Aim of the task: From the entries below, reproduce exactly the lines from the one with "Generate a component" through the one with "Chart.register(...registerables);", both included, without images.

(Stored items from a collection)
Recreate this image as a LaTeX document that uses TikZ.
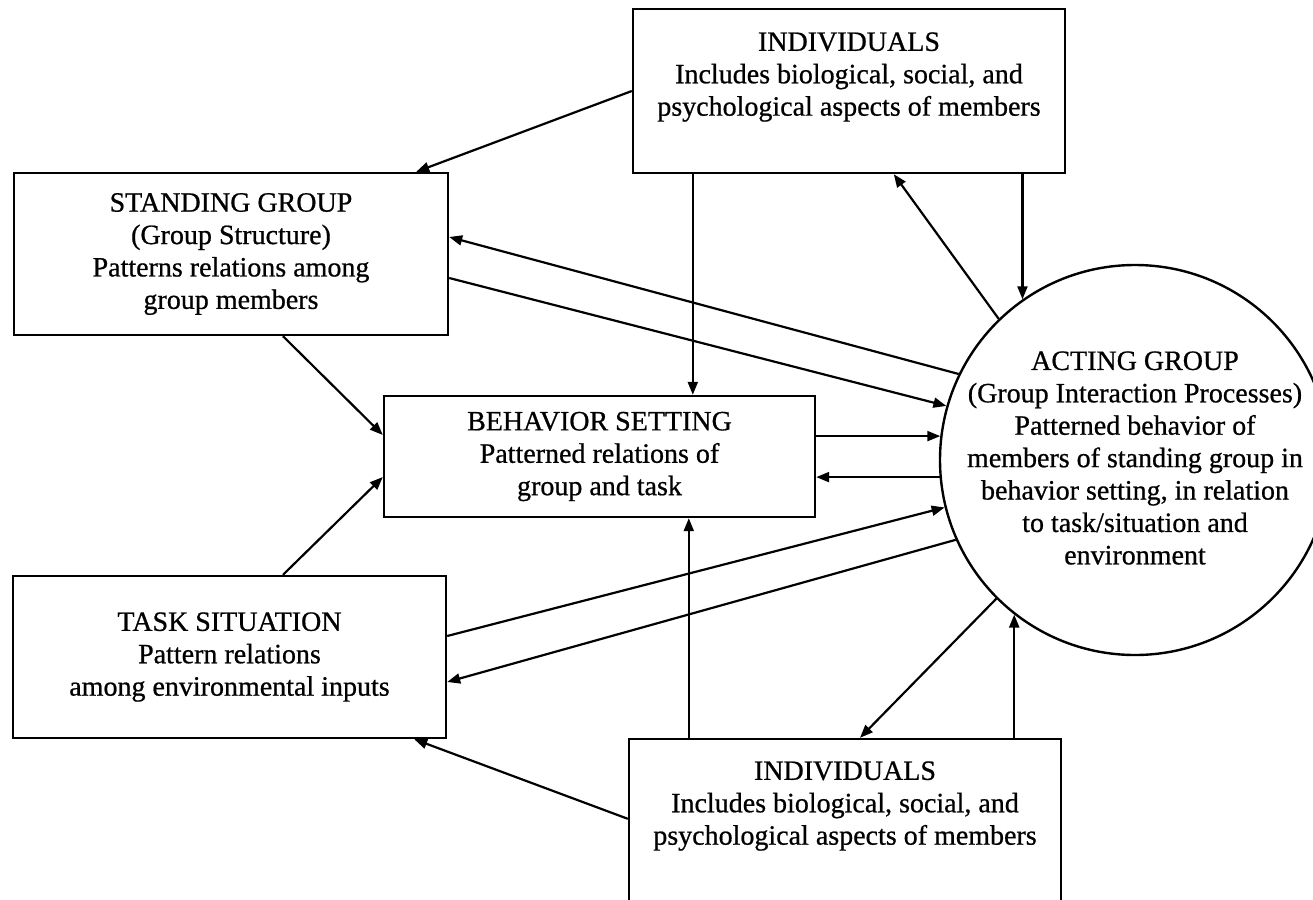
\documentclass[tikz,border=0pt]{standalone}
\usepackage{fontspec}
\setmainfont{Liberation Serif}[FakeBold=0.7]
\usetikzlibrary{arrows.meta,calc}
\begin{document}
\begin{tikzpicture}[x=0.5pt,y=-0.5pt,
  box/.style={draw, line width=1.2pt, rectangle, inner sep=0pt},
  lbl/.style={align=center, font=\fontsize{14}{16.2}\selectfont, inner sep=0pt},
  link/.style={line width=1.1pt, -{Triangle[length=6.5pt,width=5pt]}},
  ]
\useasboundingbox (0,0) rectangle (1313,900);
\fill[white] (0,0) rectangle (1313,900);
\clip (0,0) rectangle (1313,900);

% boxes
\node[box, minimum width=216pt, minimum height=82pt] (ind1) at (849,91) {};
\node[lbl] (ind1t) at (849,77) {INDIVIDUALS\\Includes biological, social, and\\psychological aspects of members};

\node[box, lbl, minimum width=217pt, minimum height=81pt] (sg) at (231,254)
  {STANDING GROUP\\(Group Structure)\\Patterns relations among\\group members};

\node[box, lbl, minimum width=215.5pt, minimum height=60.5pt] (bs) at (599.5,456.5)
  {BEHAVIOR SETTING\\Patterned relations of\\group and task};

\node[box, lbl, minimum width=216.5pt, minimum height=81pt] (ts) at (229.5,657)
  {TASK SITUATION\\Pattern relations\\among environmental inputs};

\node[box, minimum width=216pt, minimum height=110.5pt] (ind2) at (845,849.5) {};
\node[lbl] (ind2t) at (845,806) {INDIVIDUALS\\Includes biological, social, and\\psychological aspects of members};

% acting group circle
\node[draw, line width=1.2pt, circle, minimum size=195pt, inner sep=0pt] (ag) at (1135,460) {};
\node[lbl] (agt) at (1135,458) {ACTING GROUP\\(Group Interaction Processes)\\Patterned behavior of\\members of standing group in\\behavior setting, in relation\\to task/situation and\\environment};

% helper points on box edges
\coordinate (p1) at ($(ind1.south west)+(61,0)$);
\coordinate (p3) at ($(ind2.north west)+(61,0)$);

% connectors
\draw[link] (ind1.west) -- ($(sg.north east)+(-33,0)$);
\draw[link] (p1) -- (p1 |- bs.north);
\draw[link] (ag.125 |- ind1.south) -- (ag.125);
\draw[link] (ag.134) -- ($(ind1.south west)+(262,0)$);
\draw[link] (ag.154) -- ($(sg.east)+(0,-17)$);
\draw[link] ($(sg.east)+(0,24)$) -- (ag.164);
\draw[link] (ag.173 -| bs.east) -- (ag.173);
\draw[link] (ag.185) -- (ag.185 -| bs.east);
\draw[link] ($(ts.east)+(0,-21)$) -- (ag.194);
\draw[link] (ag.204) -- ($(ts.east)+(0,25)$);
\draw[link] ($(sg.south)+(52,0)$) -- ($(bs.west)+(0,-21.5)$);
\draw[link] ($(ts.north)+(53.5,0)$) -- ($(bs.west)+(0,20.5)$);
\draw[link] (p3) -- (p3 |- bs.south);
\draw[link] (ag.232 |- ind2.north) -- (ag.232);
\draw[link] (ag.225) -- ($(ind2.north)+(15,0)$);
\draw[link] ($(ind2.north west)+(0,81)$) -- ($(ts.south east)+(-33,0)$);
\end{tikzpicture}
\end{document}
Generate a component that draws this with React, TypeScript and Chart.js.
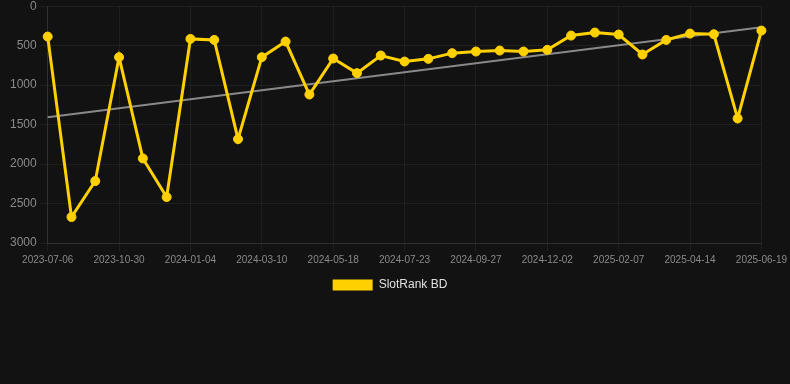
import React, { useEffect, useRef } from "react";
import { Chart, registerables } from "chart.js";

Chart.register(...registerables);

const dates = [
  "2023-07-06", "2023-08-14", "2023-09-22", "2023-10-30", "2023-11-21", "2023-12-13",
  "2024-01-04", "2024-01-26", "2024-02-17", "2024-03-10", "2024-04-02", "2024-04-25",
  "2024-05-18", "2024-06-09", "2024-07-01", "2024-07-23", "2024-08-14", "2024-09-05",
  "2024-09-27", "2024-10-19", "2024-11-10", "2024-12-02", "2024-12-24", "2025-01-16",
  "2025-02-07", "2025-03-01", "2025-03-23", "2025-04-14", "2025-05-06", "2025-05-28",
  "2025-06-19",
];

const rankValues = [
  385, 2671, 2215, 646, 1929, 2418, 414, 427, 1684, 646,
  448, 1119, 663, 848, 625, 701, 667, 595, 574, 562,
  574, 553, 372, 334, 359, 612, 427, 347, 355, 1422,
  309,
];

const seriesName = "SlotRank BD";
const yTicks = [0, 500, 1000, 1500, 2000, 2500, 3000];

function trendLine(values: number[]): number[] {
  const n = values.length;
  const mx = (n - 1) / 2;
  const my = values.reduce((a, b) => a + b, 0) / n;
  let sxy = 0;
  let sxx = 0;
  values.forEach((v, i) => {
    sxy += (i - mx) * (v - my);
    sxx += (i - mx) * (i - mx);
  });
  const slope = sxy / sxx;
  return values.map((_, i) => my + slope * (i - mx));
}

export default function App() {
  const ref = useRef<HTMLCanvasElement | null>(null);

  useEffect(() => {
    document.body.style.margin = "0";
    document.body.style.background = "#121212";
    if (!ref.current) return;
    const yellow = "#FFD100";
    const font = "Liberation Sans, Arial, sans-serif";
    const chart = new Chart(ref.current, {
      type: "line",
      data: {
        labels: dates,
        datasets: [
          {
            label: seriesName,
            data: rankValues,
            borderColor: yellow,
            backgroundColor: yellow,
            borderWidth: 3,
            pointRadius: 4.5,
            pointBorderWidth: 1,
            pointHoverRadius: 5,
            pointBackgroundColor: yellow,
            pointBorderColor: yellow,
            tension: 0,
            order: 1,
          },
          {
            label: "trend",
            data: trendLine(rankValues),
            borderColor: "rgba(150,150,150,0.9)",
            backgroundColor: "rgba(150,150,150,0.9)",
            borderWidth: 2,
            pointRadius: 0,
            tension: 0,
            order: 2,
          },
        ],
      },
      options: {
        animation: false,
        responsive: true,
        maintainAspectRatio: false,
        layout: { padding: { left: 7, right: 17, top: 0, bottom: 0 } },
        plugins: {
          legend: {
            position: "bottom",
            labels: {
              color: "#e0e0e0",
              font: { family: font, size: 12 },
              boxWidth: 40,
              boxHeight: 11,
              filter: (item) => item.text === seriesName,
              generateLabels: (c) =>
                Chart.defaults.plugins.legend.labels
                  .generateLabels(c)
                  .map((it) => ({ ...it, lineWidth: 0, strokeStyle: "transparent" })),
            },
          },
          tooltip: { enabled: false },
        },
        scales: {
          x: {
            grid: { color: "rgba(255,255,255,0.06)" },
            border: { color: "rgba(255,255,255,0.08)" },
            ticks: {
              color: "#8a8a8a",
              font: { family: font, size: 10 },
              maxRotation: 0,
              autoSkip: true,
              maxTicksLimit: 11,
            },
          },
          y: {
            reverse: true,
            min: yTicks[0],
            max: yTicks[yTicks.length - 1],
            grid: { color: "rgba(255,255,255,0.06)" },
            border: { color: "rgba(255,255,255,0.08)" },
            ticks: {
              stepSize: 500,
              color: "#8a8a8a",
              font: { family: font, size: 12 },
              callback: (v) => String(v),
            },
          },
        },
      },
    });
    return () => chart.destroy();
  }, []);

  return (
    <div style={{ width: 790, height: 384, background: "#121212", overflow: "hidden" }}>
      <div style={{ width: 790, height: 305, position: "relative", marginTop: -4 }}>
        <canvas ref={ref} />
      </div>
    </div>
  );
}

The result:
Generate a component that draws this with React, TypeScript and Chart.js.
import React, { useEffect, useRef } from "react";
import { Chart, registerables } from "chart.js";

Chart.register(...registerables);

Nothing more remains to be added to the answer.